Switching to Industry 4.0: Why is it easier for Tunisia than for Germany?
Why is it easier for Tunisia?
First, industry 4.0, it’s new to everyone. So there is no complex to have with “other” actors. Of course, countries like Germany, Italy or France have a long history of development and research in the field, but when it comes to new industrial applications, everyone is in the process of learning.
Moreover, most of the Tunisian industrial tool is at Industry 2.0 level, while Europe and the United States, for example, are strongly anchored in Industry 3.0 (strong automation and robotization). This is largely due to the fact that the Tunisian industrial tool has often been imported after having lived a long life in Europe, then elsewhere, and that the entire Tunisian industrial ecosystem has focused on its adaptation and maintenance. The motto is often: “Make our old machines survive as long as possible”. Now that delay can be turned into a significant advantage for Tunisia if we do it right. Indeed, in recent years, industrial equipment (programmable logic controllers, sensors, industrial communication systems and data collection and management) has made a big leap towards Industry 4.0.
However, if a highly automated production plant (level 3.0, typically European) seeks today to take advantage of the benefits of Industry 4.0, it will necessitate a huge investment, not only in terms of equipment (dozens or hundreds of fully functional PLCs to update) but also in terms of skills. The job of an automation technician, for example, has completely changed. Moreover, today, an automation engineer, an electrician and a computer scientist must be able to speak and understand each other. We no longer work in silos.
In Tunisia, it would often be a matter of replacing an automate that has already been depreciated for a long time, or even of adding automates where there are none. The notion of "sunk cost" therefore does not slow down the motivation of the investor. On the other hand, the population of technicians and engineers in automatic and electrical engineering or industrial computing is young and widely familiar with the basics of computing and programming. The technological step is therefore easy to take.
Thus, our delay also makes us agile, flexible and quick. It is up to us to manage this asset well.
So what is keeping us?
Among the many answers to this question, in my opinion 3 explain our difficulties in getting into new technologies with both feet.
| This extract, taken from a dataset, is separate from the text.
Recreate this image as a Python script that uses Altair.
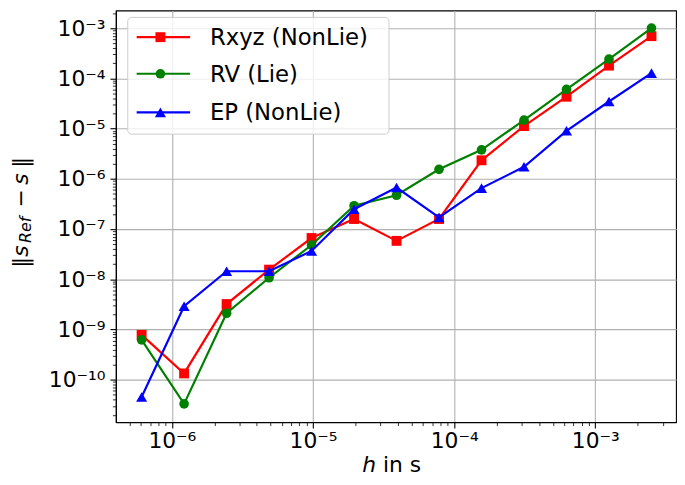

The first is the lack of industrial integrators in Tunisia (there are some very good ones, but too few). This lack is a weak link between, on the one hand, startups that innovate quickly and well, and manufacturers who wish to adopt new technologies. Indeed, the startup cannot present itself to an industrialist with a prototype just coming out of the laboratory. In many cases, this prototype will be insufficiently tested, insufficiently reliable or adapted to the specific needs of the manufacturer. On the other hand, we cannot expect from an industrialist, whose mission is to produce and deliver on time a product of compliant quality, that he takes care of integrating complex technological systems in situ, which calls for many specific skills and which testing would ruin its production.
Precisely, the mission of an integrator is the transformation of a laboratory prototype system into an industrial object that can be tested with sufficient confidence in a real production system. Its missions include, among other things, the standardization of a prototype, in-situ testing, compliance and certification of a system, as well as its specific programming for a client's needs. He is also in charge of advising and informing industrial customers on the many technological responses to be given to their specific problems. So here is a very good development opportunity for the industry in all regions of the country.
On the other hand, we are often locked in a low-cost model where the continuous quest for the reduction of production costs is the essential philosophy for the survival of the company. While this model has been very beneficial for the Tunisian industry in the past, it is now becoming outdated in many sectors. To benefit from the advances of industry 4.0, we have to change the paradigm. We must understand that the investment will bear fruit if it is part of a project to overhaul the production model, but also the business, logistics and organizational model. A 4.0 project must be considered as a whole to get the most out of the investment.
Finally, there is the question of the state of mind. We have been users of technology for decades, so we are very proficient in maintenance, repair, adaptation. Now we have to think like the creators of technology, see ourselves as such, act as such, teach and learn as such. If we have the ambition and the faith that we are going to be successful, we can make the necessary efforts, and our partners will begin to see us as a serious market. We have to believe in it in order to be confident and to be able to invest in the people, the equipment and the new markets that will open up to us.
It is possible
Industry 4.0 technologies bring enormous benefits not only to manufacturers (savings, increased performance), but also to consumers (new services, better quality products), to the environment (less losses, less waste) and to the whole society (creation of skilled jobs, wealth). Beyond the technical jargons and mystification, there is a path to take for which we already have the walking boots. It remains to use our compass well. Not engaging onto this path would ultimately condemn our industry to disappear.